The Supreme Court has declined to issue a preliminary injunction blocking the usage of Congressional district lines approved by a recently established independent commission in Michigan, where Republican voters and officials (current and former) proposed an arrangement that would have prioritized city and county boundaries while breaking up cultural groups identified as communities of interest.
“On Nov. 4, the Supreme Court dismissed the Republican plaintiffs’ appeal of the district court’s denial of their motion for a preliminary injunction,” the voting rights organization Democracy Docket reported this week. In proceedings earlier this year, the plaintiffs’ side in the case eventually acknowledged the possibility of another alternative to their initially proposed replacement — a secondary alternative that ostensibly could have preserved some of the communities of interest at issue, but the commission’s plan already kept these communities largely together while keeping the overall divergence from numerical equality in the number of voters per district relatively small — and smaller than other plans the commission could have approved.
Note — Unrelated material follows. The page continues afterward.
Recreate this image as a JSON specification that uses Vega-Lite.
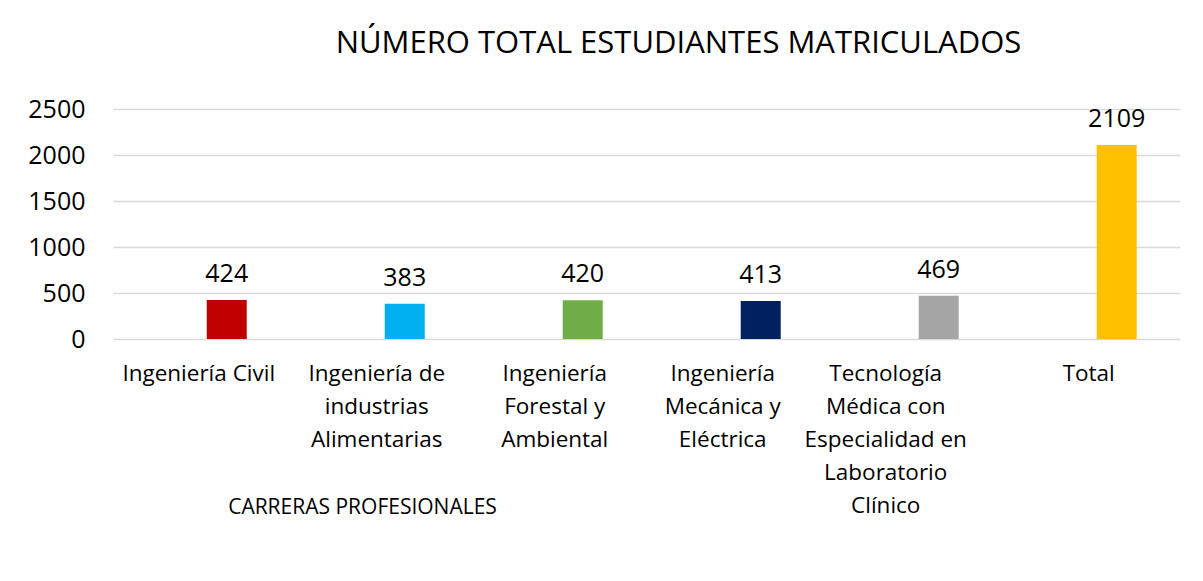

“The plaintiffs’ own plan does not preserve those communities of interest or even attempt to; instead it does not apply the community-of-interest criterion at all, apart from the plan’s emphasis on preserving county and municipal lines,” a denial in District Court of the plaintiffs’ motion for a preliminary injunction observed. A declaration filed in court at a much earlier stage by a member of the commission pointed to specific communities of interest in Michigan’s numerous districts as approved by the commission, and the commission also referenced hundreds of comments from members of the public supporting these identifications of particular communities. “Thus, the overwhelming weight of the record now before us supports the Commission’s judgment that the Chestnut Plan’s slight deviation from perfect equality of population among districts was “necessary to achieve” the Commission’s goal of maintaining its identified communities of interest,” the District Court concluded.
The court also pointed to the constitutional background for the actions of the redistricting board, which was created via an amendment. As for the Supreme Court, the unsigned, publicly available record of the court’s dismissal of the appeal calls it moot. As elsewhere in the country, early voting in Michigan has been underway for some time, with 1.5 million votes already cast among tens of millions around the country.